The land, three miles east of the Salinas-Monterey Highway off River Road, has been passed down through generations of Salinas Valley farmers, including the Tarp, Neubert and Hicks families. It has primarily been used for grazing, with small pieces tilled for strawberries and other row crops.
As work gets under way to draft a 20-year general plan for the entire county, these proprietors plan to do the same for their own turf.
"The county talks about having a vision for the future, well, this will be our vision for our property," said Chris Bunn, a Salinas Valley farmer who's owned and lived on land in the area for more than 25 years.
"We've all been talking about wanting to do something in that area. We think that area of River Road is appropriate for houses," Bunn said. "We're looking at some sort of clustered developments with open space."
But ideas for the area, which they're calling Buena Vista Terrace, go beyond building houses.
The Tarp and Neubert families, who together own 280 acres, are considering four different plans for their property: a golf course, winery, hotel and tennis club, wedding chapel. There are also plans to build a fire station and a Monterey County Sheriff's Department substation.

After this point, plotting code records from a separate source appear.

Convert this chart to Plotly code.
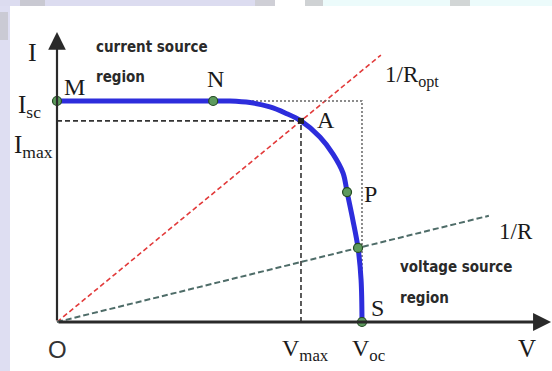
import numpy as np
import plotly.graph_objects as go

W, H = 552, 371

# I-V characteristic of a PV source, normalised so that Voc = 1 and Isc = 1
v_curve = [0.0, 0.512, 0.567, 0.633, 0.698, 0.748, 0.800, 0.862, 0.905, 0.938, 0.951, 0.970, 0.987, 0.997, 1.0]
i_curve = [1.0, 1.0, 1.0, 0.993, 0.973, 0.946, 0.910, 0.837, 0.760, 0.674, 0.588, 0.462, 0.335, 0.190, 0.0]

# characteristic operating points on the curve (M, N, P, load-line crossing, S)
pt_v = [0.0, 0.512, 0.951, 0.987, 1.0]
pt_i = [1.0, 1.0, 0.588, 0.335, 0.0]

# maximum power point and source limits
v_max, i_max = 0.80, 0.91
v_oc, i_sc = 1.0, 1.0

# load lines (conductance 1/R) and how far they are drawn along V
g_opt = i_max / v_max
g_load = 0.335 / 0.987
v_end_opt = 1.062
v_end_load = 1.416

# axis arrow tips
v_tip = 1.62
i_tip = 1.312

x_range = [-0.1869, 1.6230]
y_range = [-0.2217, 1.4570]

fig = go.Figure()

# optimum load line 1/Ropt
vo = np.array([0.0, v_end_opt])
fig.add_trace(go.Scatter(x=vo, y=g_opt * vo, mode="lines",
                         line=dict(color="#e23a3a", width=1.6, dash="5px,3px")))
# arbitrary load line 1/R
vl = np.array([0.0, v_end_load])
fig.add_trace(go.Scatter(x=vl, y=g_load * vl, mode="lines",
                         line=dict(color="#4e6c68", width=2, dash="6px,3px")))

# Imax / Vmax guides
fig.add_trace(go.Scatter(x=[0, v_max, v_max], y=[i_max, i_max, 0], mode="lines",
                         line=dict(color="#333333", width=1.6, dash="5px,3px")))
# Isc / Voc box
fig.add_trace(go.Scatter(x=[0.6, v_oc, v_oc], y=[i_sc, i_sc, 0], mode="lines",
                         line=dict(color="#666666", width=1.5, dash="2px,2px")))

# the I-V curve
fig.add_trace(go.Scatter(x=v_curve, y=i_curve, mode="lines",
                         line=dict(color="#2d2ddc", width=5, shape="spline", smoothing=1.0)))

# operating point markers
fig.add_trace(go.Scatter(x=pt_v, y=pt_i, mode="markers",
                         marker=dict(size=9, color="#5d9a5d",
                                     line=dict(color="#234a23", width=1.2))))
fig.add_trace(go.Scatter(x=[v_max], y=[i_max], mode="markers",
                         marker=dict(size=6, color="#222222", symbol="square")))

# axes with arrow heads
axis_col = "#2a2a2a"
fig.add_annotation(x=v_tip, y=0, ax=0, ay=0, xref="x", yref="y", axref="x", ayref="y",
                   text="", showarrow=True, arrowhead=2, arrowsize=1.2, arrowwidth=3,
                   arrowcolor=axis_col, standoff=0)
fig.add_annotation(x=0, y=i_tip, ax=0, ay=0, xref="x", yref="y", axref="x", ayref="y",
                   text="", showarrow=True, arrowhead=2, arrowsize=1.6, arrowwidth=2.2,
                   arrowcolor=axis_col, standoff=0)

serif = "Liberation Serif, Times New Roman, serif"
narrow = "Liberation Sans Narrow, Arial Narrow, DejaVu Sans Condensed, sans-serif"


def label(txt, px, py, size=24, font=serif, anchor="center", color="#1a1a1a", bold=False):
    if bold:
        txt = "<b>" + txt + "</b>"
    fig.add_annotation(x=px / W, y=1 - py / H, xref="paper", yref="paper",
                       text=txt, showarrow=False, xanchor=anchor, yanchor="middle",
                       font=dict(family=font, size=size, color=color))


label("I", 32, 52, size=26)
label("M", 74, 87)
label("N", 215, 79)
label("I<sub>sc</sub>", 29, 106, size=25)
label("I<sub>max</sub>", 33, 146, size=25)
label("1/R<sub>opt</sub>", 383, 76, size=23, anchor="left")
label("A", 326, 120)
label("P", 370, 194)
label("1/R", 497, 231, size=23, anchor="left")
label("S", 377, 308)
label("O", 57, 349, size=24, font="Liberation Sans, Arial, sans-serif", color="#333333")
label("V<sub>max</sub>", 305, 350)
label("V<sub>oc</sub>", 368, 350)
label("V", 527, 348, size=25)

label("current source", 94, 47, size=15, font=narrow, anchor="left", color="#2a2a2a", bold=True)
label("region", 94, 77, size=15, font=narrow, anchor="left", color="#2a2a2a", bold=True)
label("voltage source", 398, 267, size=15, font=narrow, anchor="left", color="#2a2a2a", bold=True)
label("region", 398, 298, size=15, font=narrow, anchor="left", color="#2a2a2a", bold=True)

# page frame bands around the white drawing area
def band(x0, y0, x1, y1, color):
    fig.add_shape(type="rect", xref="paper", yref="paper",
                  x0=x0 / W, x1=x1 / W, y0=1 - y1 / H, y1=1 - y0 / H,
                  fillcolor=color, line_width=0, layer="below")


band(0, 0, 10, H, "#dedef2")
band(0, 0, 275, 6, "#dcdcf0")
band(20, 0, 45, 6, "#c9c9d2")
band(255, 0, 275, 6, "#cfcfd6")
band(305, 0, 323, 6, "#cfd2d4")
band(323, 0, 450, 6, "#ecfbfb")
band(450, 0, 470, 6, "#d2d6d6")
band(470, 0, W, 6, "#ecfbfb")
band(0, 12, 8, 40, "#cacad4")

fig.update_layout(
    width=W, height=H,
    margin=dict(l=0, r=0, t=0, b=0),
    paper_bgcolor="white", plot_bgcolor="rgba(0,0,0,0)",
    showlegend=False,
    xaxis=dict(range=x_range, visible=False, fixedrange=True),
    yaxis=dict(range=y_range, visible=False, fixedrange=True),
)

fig.write_html("out.html")
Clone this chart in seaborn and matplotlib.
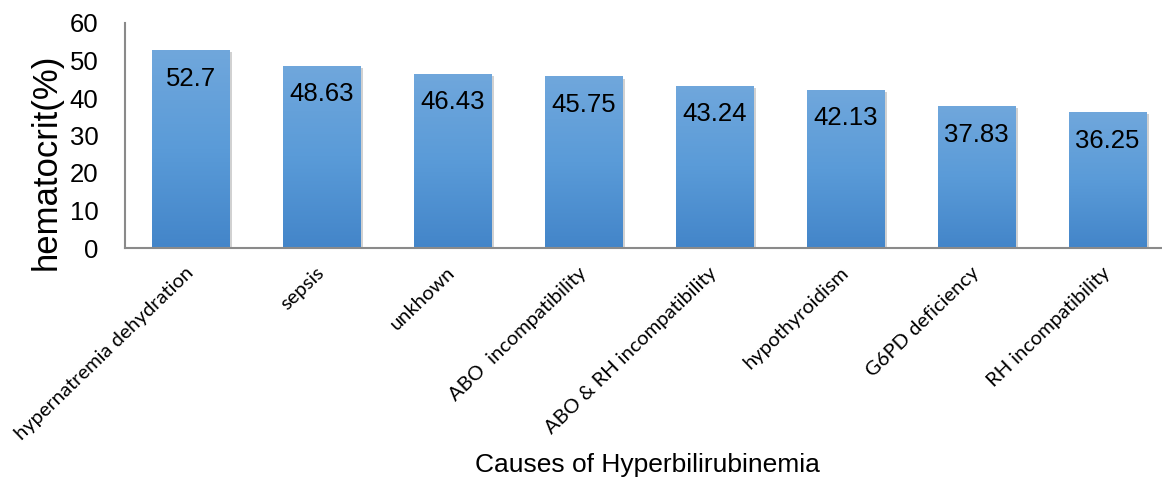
import numpy as np
import pandas as pd
import matplotlib
matplotlib.use("Agg")
import matplotlib.pyplot as plt
import matplotlib.patheffects as pe
from matplotlib.colors import LinearSegmentedColormap
import seaborn as sns

# Mean hematocrit by cause of hyperbilirubinemia
causes = [
    "hypernatremia dehydration",
    "sepsis",
    "unkhown",
    "ABO  incompatibility",
    "ABO & RH incompatibility",
    "hypothyroidism",
    "G6PD deficiency",
    "RH incompatibility",
]
hematocrit = [52.7, 48.63, 46.43, 45.75, 43.24, 42.13, 37.83, 36.25]
y_ticks = [0, 10, 20, 30, 40, 50, 60]

df = pd.DataFrame({"cause": causes, "hematocrit": hematocrit})

sns.set_theme(style="white")
plt.rcParams["font.family"] = ["Liberation Sans", "DejaVu Sans"]

W, H = 1162, 480
fig = plt.figure(figsize=(W / 100, H / 100), dpi=100)
fig.patch.set_facecolor("white")
# plot area: 0 at y=248px, 60 at y=23px; 8 slots of 131px from x=125px
ax = fig.add_axes([125 / W, (H - 248) / H, 1048 / W, 225 / H])

sns.barplot(data=df, x="cause", y="hematocrit", color="#5596d4",
            width=0.59, saturation=1, ax=ax, zorder=2)

ax.set_xlim(-0.5, 7.5)
ax.set_ylim(0, 60)

# vertical blue gradient inside each bar, with a soft drop shadow
cmap = LinearSegmentedColormap.from_list("barfade", ["#4385c9", "#5a9bd8", "#70a7dc"])
grad = np.linspace(0, 1, 256).reshape(-1, 1)
for patch in ax.patches:
    patch.set_edgecolor("none")
    patch.set_path_effects([pe.SimplePatchShadow(offset=(2, -1.5), alpha=0.18, shadow_rgbFace="#000000"),
                            pe.Normal()])
    x0, y0 = patch.get_x(), patch.get_y()
    w, h = patch.get_width(), patch.get_height()
    im = ax.imshow(grad, cmap=cmap, origin="lower", aspect="auto",
                   extent=(x0, x0 + w, y0, y0 + h), zorder=3)
    im.set_clip_path(patch)
ax.set_xlim(-0.5, 7.5)
ax.set_ylim(0, 60)

# value labels inside the top of each bar
for i, v in enumerate(hematocrit):
    ax.annotate(f"{v:g}", xy=(i, v), xytext=(0, -20.5), textcoords="offset points",
                ha="center", va="center", fontsize=18.5, color="black", zorder=5)

# axes styling
for side in ["top", "right"]:
    ax.spines[side].set_visible(False)
for side in ["left", "bottom"]:
    ax.spines[side].set_color("#8a8a8a")
    ax.spines[side].set_linewidth(1.5)
    ax.spines[side].set_zorder(4)

ax.set_yticks(y_ticks)
ax.set_yticklabels([str(t) for t in y_ticks])
ax.tick_params(axis="y", length=0, pad=19, labelsize=18.5, colors="black")
ax.tick_params(axis="x", length=0, pad=16, colors="black")
ax.set_xticks(range(len(causes)))
ax.set_xticklabels(causes)
for lab in ax.get_xticklabels():
    lab.set_rotation(44)
    lab.set_ha("right")
    lab.set_va("center")
    lab.set_rotation_mode("anchor")
    lab.set_fontfamily(["Lato", "DejaVu Sans"])
    lab.set_fontsize(14.5)

ax.set_ylabel("hematocrit(%)", fontsize=25, color="black")
ax.yaxis.label.set_va("center")
ax.yaxis.set_label_coords((46 - 125) / 1048, (248 - 162) / 225)

ax.set_xlabel("Causes of Hyperbilirubinemia", fontsize=19, color="black")
ax.xaxis.label.set_va("center")
ax.xaxis.set_label_coords((647 - 125) / 1048, (248 - 465) / 225)

fig.savefig("out.png", dpi=100, facecolor="white")
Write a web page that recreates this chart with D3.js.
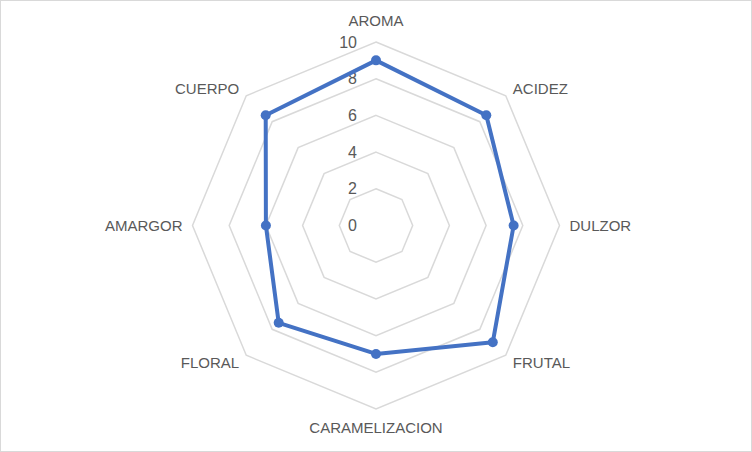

Neighbor Douglas Faye was invited to join the group, but he declined and said that any large-scale development will ruin the area's wildlife and his views.
Faye plans to form a community group, Concerned Citizens of the River Road Area, that will oppose any development plan.
"I in no way want to take away their property rights," he said, "but if you put a golf course out there, you can't have the gophers and rabbits and snakes that the birds here feed on."
Like his neighbors, Faye's family has lived off River Road at the base of Mount Toro since the 1930s. From his home, Faye said, he sees bobcats and mountain lions, eagles and hawks, badgers and foxes nearly ever day.
"It's a natural corridor for wildlife on Mount Toro," he said, but added he worries that all wildlife will be run out of the area if homes or a resort are built.
"The ecosystem up there will cease to exist."
The plan is in the very early stages, said Candy Ingram, a consultant whom the families hired to work with county officials.
"You're looking at a 20-year plan and no one knows what could happen in 20 years," Ingram said. "They've gotten together as a group of property owners to talk about creating a master plan of all 800 acres. But they've done nothing."
Small ranches and large houses are scattered on the land, between Pine Canyon and Parker roads. During the county's last general plan update in 1982, officials changed the property's zoning from one-acre parcels to one that only allows agricultural uses on 40-acre minimum parcels.
Now, owners are asking that the zoning be changed back to allow for parcels as small as one acre and as large as 10 acres.
Bunn said that he and his neighbors "were caught off-guard and very upset" when their zoning was changed in the 1980s, and want it restored to allow for smaller parcels.
"We want to have a hand in this," Bunn said. "We still want to control our own destiny."